Et si l’on isole l’extrême droite de la droite (ceux qui ont répondu 1 sur une échelle de 1 à 7 concernant la position politique), même parmi eux, 35 % sont favorables au retrait de Cisjordanie, même à la lumière des conséquences possibles d’une telle démarche. Il s’agit d’une découverte importante, qui indique que la logique de la séparation d’avec les Palestiniens parle également à certains militants de droite lorsqu’ils doivent faire face aux conséquences à long terme du contrôle continu des territoires.

Quant au soutien à l’annexion, parmi les centristes, le soutien à l’annexion n’est que de 10 %, et parmi la droite et l’extrême droite, le soutien à l’annexion est respectivement de 40 % et 50 %. L’opinion juive en Israël et même l’opinion de droite craignent le terrorisme, mais ils craignent tout autant le prix à payer pour perdre l’identité juive et démocratique du pays.

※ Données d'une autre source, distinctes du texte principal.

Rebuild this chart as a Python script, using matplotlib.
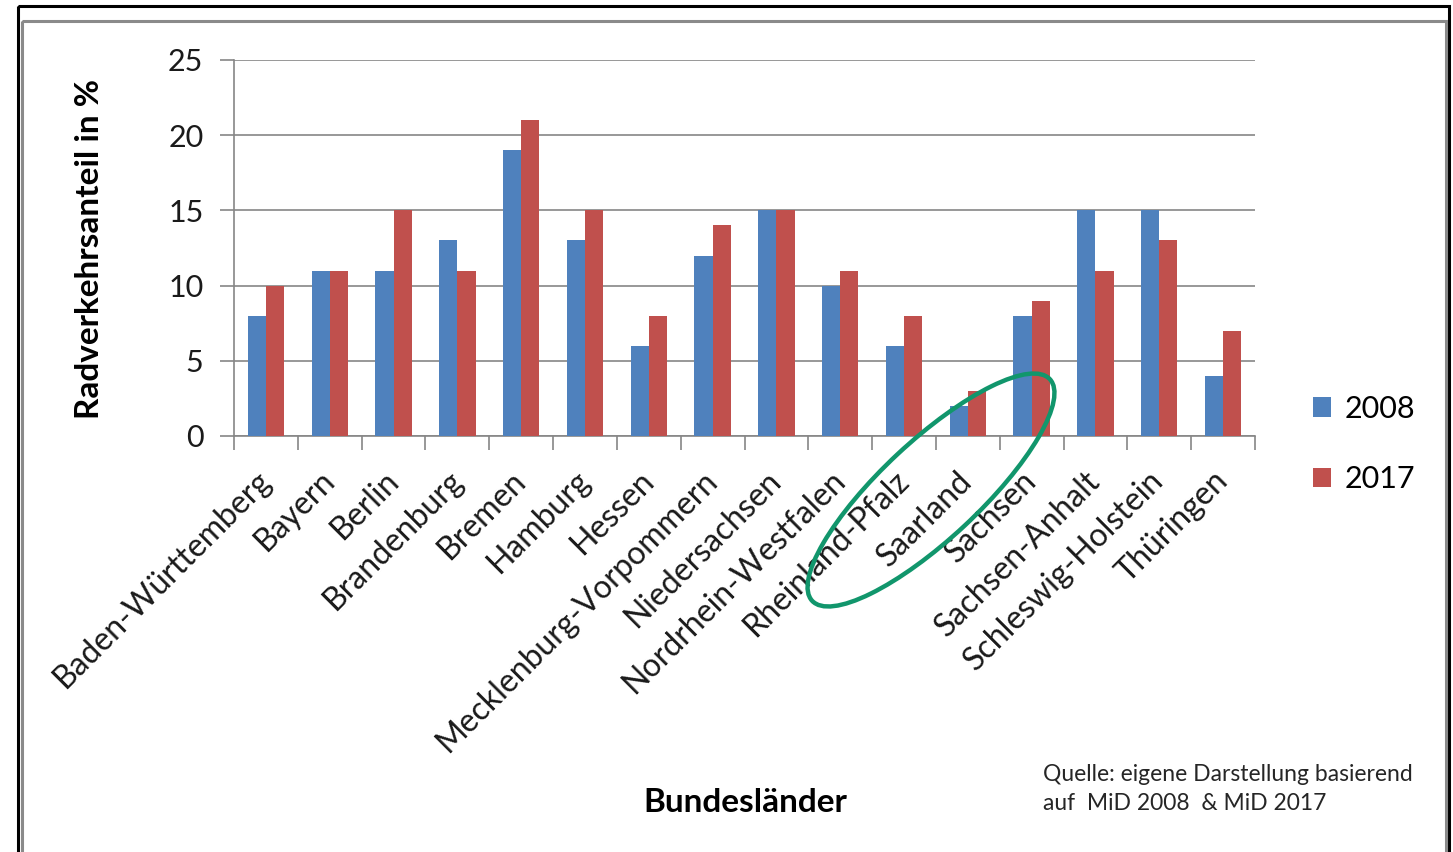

Et c’est dans ces jours d’incertitude et d’anxiété face à l’avenir que se révèle la sobriété du public. Le soutien à la séparation ne découle pas de « l’amour d’Ismaël », mais d’une reconnaissance sobre : « Il n’y a pas d’autre choix ». Peut-être qu’aujourd’hui, alors que les illusions sont en train de voler en éclats, le temps est venu de prendre une décision réfléchie, d’ouvrir un débat public approfondi sur l’avenir que nous voulons ici. Un avenir qui assurera notre sécurité, mais préservera également notre identité. Selon les paroles d’avertissement de Josaphat Harkabi il y a 40 ans : « C’est le moment de prendre des décisions fatidiques. »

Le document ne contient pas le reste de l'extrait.